11日の日本市場が本格化すると再びドル安の流れとなり、一時142円台になる局面を経て1ドル=143円台の動きが続く。そして欧州市場の開始(上記チャートの8時)と共に再びドル安が進行し、中国の米国への関税125%の発表では大きな変動は無かったが、そのままドル安の流れが続いて1ドル=142円台前半での動きが続く。

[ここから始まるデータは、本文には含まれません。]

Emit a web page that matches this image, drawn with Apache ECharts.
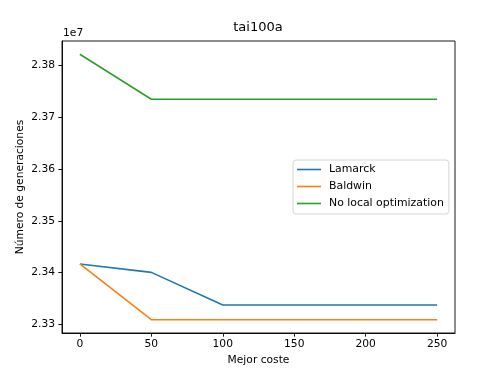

上図では見切れているが、その後ドルはやや上昇し米国市場開場前は1ドル=142円台後半~143円前後での動きとなっているが、方向感は定まっていない。
まとめ
今回のCPI結果は伸びが市場予想を下回ったのだが市場の反応は限定的だった(しいて言えば米国債は反応したが一瞬のこと)。また、中国への関税がトランプ氏が昨日SNSに投稿した125%には2、3月分の関税が含まれておらず合計145%であったことは株式市場の下落に拍車をかけたがこちらもそれ程ではなかった。また翌日11日の中国の対米関税125%発表でもドル円為替は大きな反応はなかった(その前からドル安の流れであり、発表がそれを加速させた可能性はある)。
いずれも前日2025年4月9日の米国市場は中国を除いた米国による相互関税(上乗せ分)の90日間一時停止(ただし一律10%の関税は課される)を受けて大きく上昇した際のまとめで書いていた各種懸念(特に中国への関税)がより強く市場に認識されたためか、それら懸念に埋没してしまった印象がある。
冒頭で自分は
「この様な状況の中で経済指標がどこまで市場に影響を及ぼすかという気もするが、やはり政策金利ひいては米経済にとって重要な要因の一つと言えるだろう。」
と書いたのだが、今回のCPI結果は市場にほとんど影響を与えなかった。CPIの結果はあくまで3月のものであり、時期的に米国の関税政策の影響が十分に反映されていないことも反応薄だった原因なのだろう。
また、本日11日に中国が米国への関税を125%にするとの発表やその内容(中国は断固として対抗し最後まで戦う)からすると中国に譲歩の気配は見られず、これまでの米国の対応も考えると米中両国ともに妥協の兆しは全く見えてこない。米中の妥協点が見出せないこの状況では、リスク回避のために米国資産からの撤退、ドル売りという流れが続く可能性は高い。ただ、中国の発表で米国が更なる報復関税を課しても現実的ではなく、中国はそれに付き合わないとしている点は興味深い。これが市場にどう受け止められるのか。
また米中関税にばかり目が行きがちだが、カナダ、メキシコへの25%関税は継続しており、その他国々にも10%、そして自動車及び部品、鉄鋼・アルミニウムへ25%の関税が課されていることも忘れてはいけない。
本日11日から米国企業の2025年第1四半期決算発表が本格化するのだが、その内容がより一層市場への悪影響とならないことを願いたい。